On the Federal Roads Maintenance Agency (FERMA), and the possibility of creating jobs for millions of unemployed Nigerians, the Minister said FERMA has been in existence since about 2002 and, in 2005, the law was revised. "As we know it, FERMA has a direct labour unit component, where quite a number of Nigerians have been employed within the past one year, under SURE-P. In every local government, we have people who now work directly for FERMA for the maintenance of roads, and road shoulders.

"However, these crews are not trained enough to embark on major maintenance works in terms of stretches of failed portions of federal roads where asphalt overlay is needed. But we intend to develop capacity in FERMA to such an extent that in the not too distant time, FERMA operatives would be able to do all of that. That is why are establishing asphalt plants for FERMA on zonal basis, and we are also equipping them.

On federal roads, which were once very good but now in various stages of disrepair, which includes the Benin-Asaba Road and the possibility of tolling all federal highways to generate money for their maintenance, the former Minister of Works had this to say: "The Federal Government cannot have such a policy to charge tolls on all federal roads for very obvious reasons. Government itself has a social responsibility to the people. A road network serves two purposes, first as an artery to support economic activities, like hauling tons of cement, iron billets, bitumen and other different articles.

"These are strictly economic activities; a road is expected to also serve social activities, that is for social and national integration among different sections of the country, so government has that responsibility, and as such cannot toll every road.

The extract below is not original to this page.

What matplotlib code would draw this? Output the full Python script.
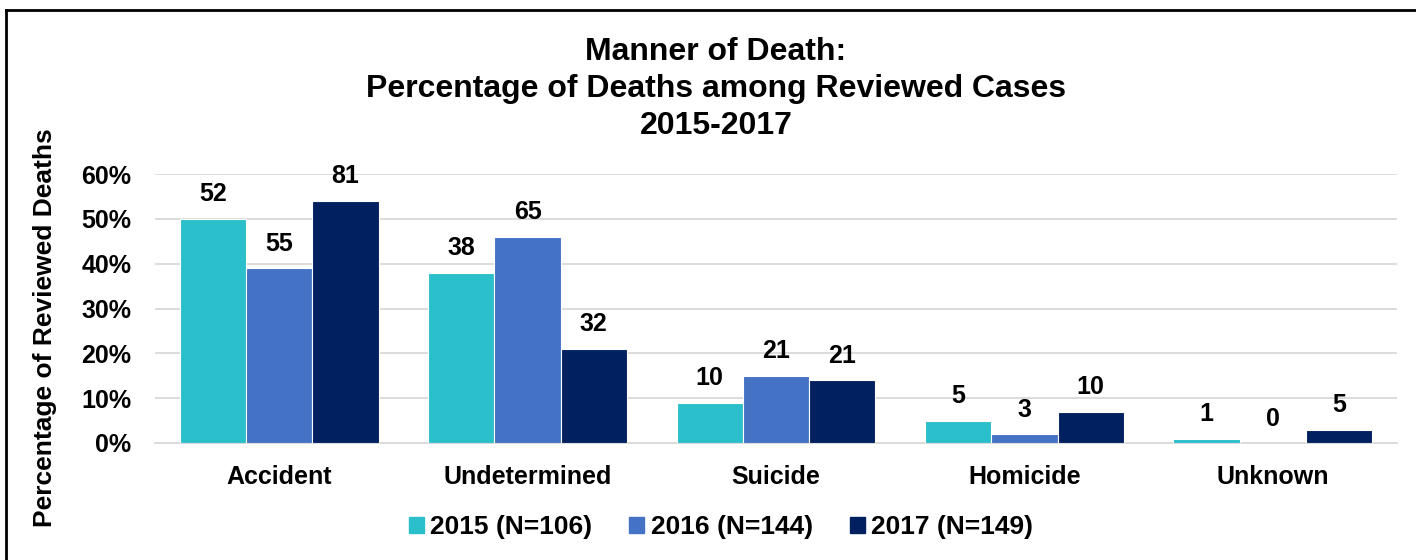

However, we also believe that what government is doing by establishing tolls on all roads on which private sector funds have been expended is a good way of arresting some of these problems.

"I say so because if we are able to get the arterial routes right, and they are now able to fend for themselves and pay for their own maintenance, government resources will be freer to handle those other road projects that have social impacts in terms of national integration.